[start of Raw data]

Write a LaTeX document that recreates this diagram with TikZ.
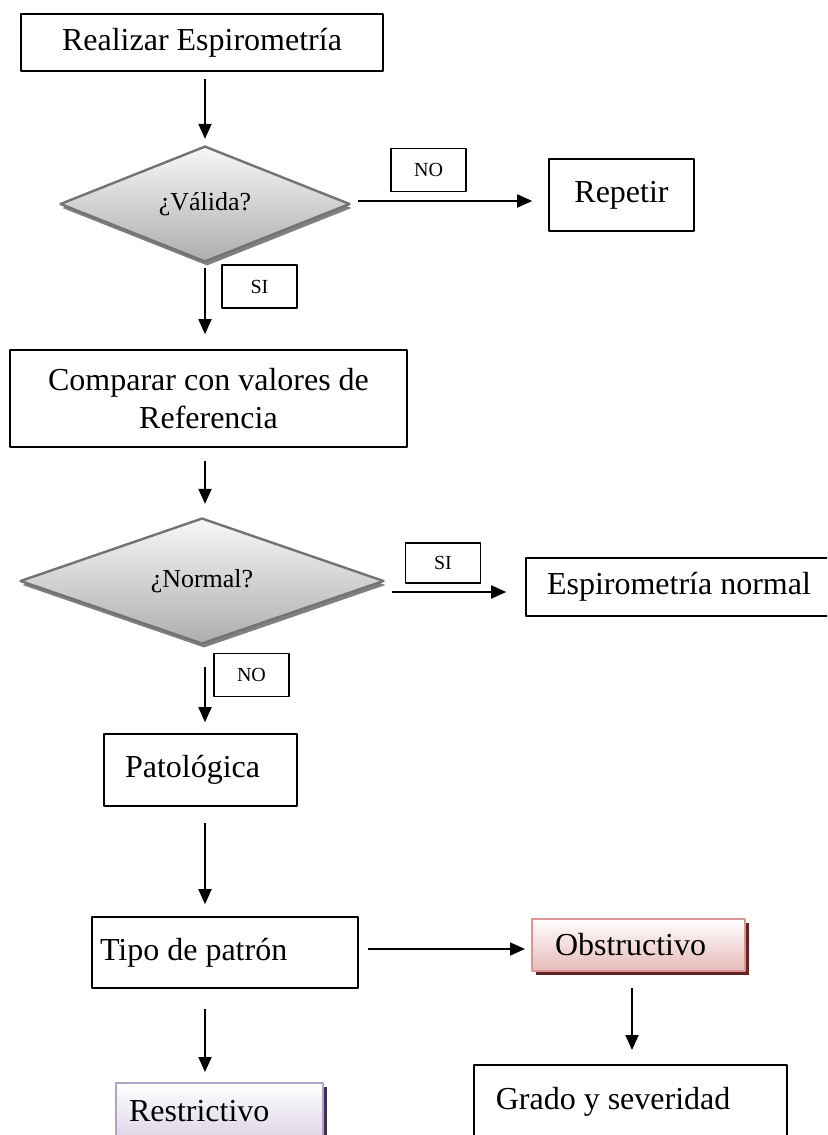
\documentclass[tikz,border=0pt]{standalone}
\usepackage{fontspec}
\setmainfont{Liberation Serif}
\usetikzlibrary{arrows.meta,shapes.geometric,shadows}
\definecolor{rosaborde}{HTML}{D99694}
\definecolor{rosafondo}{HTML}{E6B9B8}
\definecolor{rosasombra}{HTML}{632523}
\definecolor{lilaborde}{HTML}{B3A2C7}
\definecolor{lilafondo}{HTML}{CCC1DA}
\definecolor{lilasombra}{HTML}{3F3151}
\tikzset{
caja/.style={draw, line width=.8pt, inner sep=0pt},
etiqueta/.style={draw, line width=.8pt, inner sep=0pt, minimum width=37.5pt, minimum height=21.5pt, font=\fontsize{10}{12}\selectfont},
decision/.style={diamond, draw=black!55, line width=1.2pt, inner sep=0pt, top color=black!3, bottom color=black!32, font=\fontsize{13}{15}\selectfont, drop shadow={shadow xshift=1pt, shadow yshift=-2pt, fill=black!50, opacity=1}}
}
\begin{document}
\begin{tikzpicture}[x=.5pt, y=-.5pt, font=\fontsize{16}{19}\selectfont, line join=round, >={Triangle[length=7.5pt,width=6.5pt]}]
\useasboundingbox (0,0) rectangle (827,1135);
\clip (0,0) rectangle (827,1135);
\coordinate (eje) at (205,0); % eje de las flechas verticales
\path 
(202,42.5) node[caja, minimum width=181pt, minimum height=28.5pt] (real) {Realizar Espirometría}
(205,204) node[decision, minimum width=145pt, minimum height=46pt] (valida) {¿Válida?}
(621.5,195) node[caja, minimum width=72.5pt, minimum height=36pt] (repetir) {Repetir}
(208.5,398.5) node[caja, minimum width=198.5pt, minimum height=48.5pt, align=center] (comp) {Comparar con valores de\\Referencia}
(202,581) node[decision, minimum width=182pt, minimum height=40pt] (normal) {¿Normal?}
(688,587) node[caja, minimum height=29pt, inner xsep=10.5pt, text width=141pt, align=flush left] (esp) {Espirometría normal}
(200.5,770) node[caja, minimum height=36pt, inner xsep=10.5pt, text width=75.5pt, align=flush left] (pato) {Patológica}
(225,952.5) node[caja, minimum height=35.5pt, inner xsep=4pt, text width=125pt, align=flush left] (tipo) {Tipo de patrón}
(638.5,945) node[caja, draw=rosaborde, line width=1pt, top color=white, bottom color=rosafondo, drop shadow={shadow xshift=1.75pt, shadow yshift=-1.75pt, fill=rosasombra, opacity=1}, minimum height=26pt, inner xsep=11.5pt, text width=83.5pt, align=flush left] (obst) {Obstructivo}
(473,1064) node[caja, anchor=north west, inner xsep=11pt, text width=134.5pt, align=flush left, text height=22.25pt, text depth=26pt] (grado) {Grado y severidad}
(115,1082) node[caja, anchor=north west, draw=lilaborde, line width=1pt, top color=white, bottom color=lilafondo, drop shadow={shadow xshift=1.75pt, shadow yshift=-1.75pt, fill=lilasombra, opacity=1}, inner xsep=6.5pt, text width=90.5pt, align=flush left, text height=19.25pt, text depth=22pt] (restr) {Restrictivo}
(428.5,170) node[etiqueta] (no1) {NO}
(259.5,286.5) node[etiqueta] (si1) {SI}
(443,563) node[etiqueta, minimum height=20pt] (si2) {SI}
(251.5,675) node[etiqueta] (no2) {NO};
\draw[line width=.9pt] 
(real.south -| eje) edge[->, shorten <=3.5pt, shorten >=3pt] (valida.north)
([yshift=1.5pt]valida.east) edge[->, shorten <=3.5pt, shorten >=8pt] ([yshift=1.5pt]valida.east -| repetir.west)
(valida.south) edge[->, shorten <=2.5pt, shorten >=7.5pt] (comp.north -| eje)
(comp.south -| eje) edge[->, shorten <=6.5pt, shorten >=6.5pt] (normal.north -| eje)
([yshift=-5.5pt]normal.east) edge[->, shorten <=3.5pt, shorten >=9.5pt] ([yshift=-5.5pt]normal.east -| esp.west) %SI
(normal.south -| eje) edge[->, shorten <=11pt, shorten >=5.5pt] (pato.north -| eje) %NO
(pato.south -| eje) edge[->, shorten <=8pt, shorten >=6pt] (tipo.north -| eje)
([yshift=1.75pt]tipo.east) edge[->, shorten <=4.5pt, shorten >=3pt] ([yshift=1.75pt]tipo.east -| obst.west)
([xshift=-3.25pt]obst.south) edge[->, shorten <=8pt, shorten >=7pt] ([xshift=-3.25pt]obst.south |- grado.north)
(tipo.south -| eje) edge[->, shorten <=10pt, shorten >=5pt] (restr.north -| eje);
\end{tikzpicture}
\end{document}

[end of Raw data]
[start of Raw data]

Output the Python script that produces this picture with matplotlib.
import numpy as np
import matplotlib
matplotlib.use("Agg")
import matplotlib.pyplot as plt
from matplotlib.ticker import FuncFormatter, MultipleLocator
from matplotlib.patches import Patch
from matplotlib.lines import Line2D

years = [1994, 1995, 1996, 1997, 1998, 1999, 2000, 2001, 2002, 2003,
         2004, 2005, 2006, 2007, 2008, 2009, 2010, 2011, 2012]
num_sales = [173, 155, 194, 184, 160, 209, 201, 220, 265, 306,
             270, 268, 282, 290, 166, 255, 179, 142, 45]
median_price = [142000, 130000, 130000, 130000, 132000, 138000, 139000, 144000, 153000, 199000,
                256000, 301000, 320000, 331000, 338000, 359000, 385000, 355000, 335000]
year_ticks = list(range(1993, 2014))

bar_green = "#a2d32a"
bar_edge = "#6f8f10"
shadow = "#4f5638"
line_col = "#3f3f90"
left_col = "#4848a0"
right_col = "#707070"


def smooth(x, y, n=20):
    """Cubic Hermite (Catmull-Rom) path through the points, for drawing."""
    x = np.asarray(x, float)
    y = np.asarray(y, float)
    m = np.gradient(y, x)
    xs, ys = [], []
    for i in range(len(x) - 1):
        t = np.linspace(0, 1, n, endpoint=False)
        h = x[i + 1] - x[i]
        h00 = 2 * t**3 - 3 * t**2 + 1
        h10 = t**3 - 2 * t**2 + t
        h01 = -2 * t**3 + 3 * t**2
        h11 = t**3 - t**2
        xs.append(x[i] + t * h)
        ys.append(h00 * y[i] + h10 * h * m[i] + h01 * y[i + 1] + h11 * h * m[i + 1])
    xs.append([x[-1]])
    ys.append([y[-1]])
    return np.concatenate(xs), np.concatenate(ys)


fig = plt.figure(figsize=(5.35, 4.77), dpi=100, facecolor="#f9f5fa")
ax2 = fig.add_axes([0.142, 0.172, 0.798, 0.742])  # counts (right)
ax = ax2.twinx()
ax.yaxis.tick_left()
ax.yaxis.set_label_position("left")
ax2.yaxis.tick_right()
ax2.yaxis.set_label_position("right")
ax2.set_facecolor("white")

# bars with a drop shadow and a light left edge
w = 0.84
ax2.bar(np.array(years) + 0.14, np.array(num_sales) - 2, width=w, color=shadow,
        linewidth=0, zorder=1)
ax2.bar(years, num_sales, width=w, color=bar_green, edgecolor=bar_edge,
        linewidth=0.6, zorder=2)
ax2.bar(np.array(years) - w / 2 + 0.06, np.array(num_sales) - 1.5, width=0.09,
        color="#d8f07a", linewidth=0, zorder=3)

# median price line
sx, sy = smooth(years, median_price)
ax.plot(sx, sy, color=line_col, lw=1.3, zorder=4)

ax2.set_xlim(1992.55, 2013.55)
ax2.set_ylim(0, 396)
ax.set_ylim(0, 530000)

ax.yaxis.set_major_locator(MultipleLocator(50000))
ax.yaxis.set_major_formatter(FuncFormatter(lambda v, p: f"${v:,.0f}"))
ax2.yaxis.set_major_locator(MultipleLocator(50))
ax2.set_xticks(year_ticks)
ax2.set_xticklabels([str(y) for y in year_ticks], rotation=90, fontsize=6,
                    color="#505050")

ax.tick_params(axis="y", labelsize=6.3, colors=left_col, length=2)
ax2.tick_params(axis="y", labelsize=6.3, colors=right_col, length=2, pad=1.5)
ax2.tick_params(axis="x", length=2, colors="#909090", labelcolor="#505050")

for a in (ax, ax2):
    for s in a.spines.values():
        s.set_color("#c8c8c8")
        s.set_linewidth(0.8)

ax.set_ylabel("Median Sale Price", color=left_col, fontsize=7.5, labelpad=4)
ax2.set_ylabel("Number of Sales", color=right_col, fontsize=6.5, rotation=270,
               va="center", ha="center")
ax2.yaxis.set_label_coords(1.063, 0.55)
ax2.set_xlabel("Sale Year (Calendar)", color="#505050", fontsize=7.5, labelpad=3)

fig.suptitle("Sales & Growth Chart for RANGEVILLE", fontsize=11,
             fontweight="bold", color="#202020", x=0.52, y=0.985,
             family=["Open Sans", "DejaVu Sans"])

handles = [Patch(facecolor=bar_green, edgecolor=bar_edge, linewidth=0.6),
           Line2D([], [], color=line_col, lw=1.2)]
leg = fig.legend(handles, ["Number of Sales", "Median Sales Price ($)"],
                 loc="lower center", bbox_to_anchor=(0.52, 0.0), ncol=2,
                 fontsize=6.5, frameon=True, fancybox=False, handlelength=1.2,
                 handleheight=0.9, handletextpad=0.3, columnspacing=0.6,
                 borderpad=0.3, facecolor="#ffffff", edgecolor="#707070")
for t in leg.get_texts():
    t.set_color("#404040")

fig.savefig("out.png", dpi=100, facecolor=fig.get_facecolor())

[end of Raw data]

The request> Pick out each line containing the string "this" and copy it.

The response>
Write a LaTeX document that recreates this diagram with TikZ.
Output the Python script that produces this picture with matplotlib.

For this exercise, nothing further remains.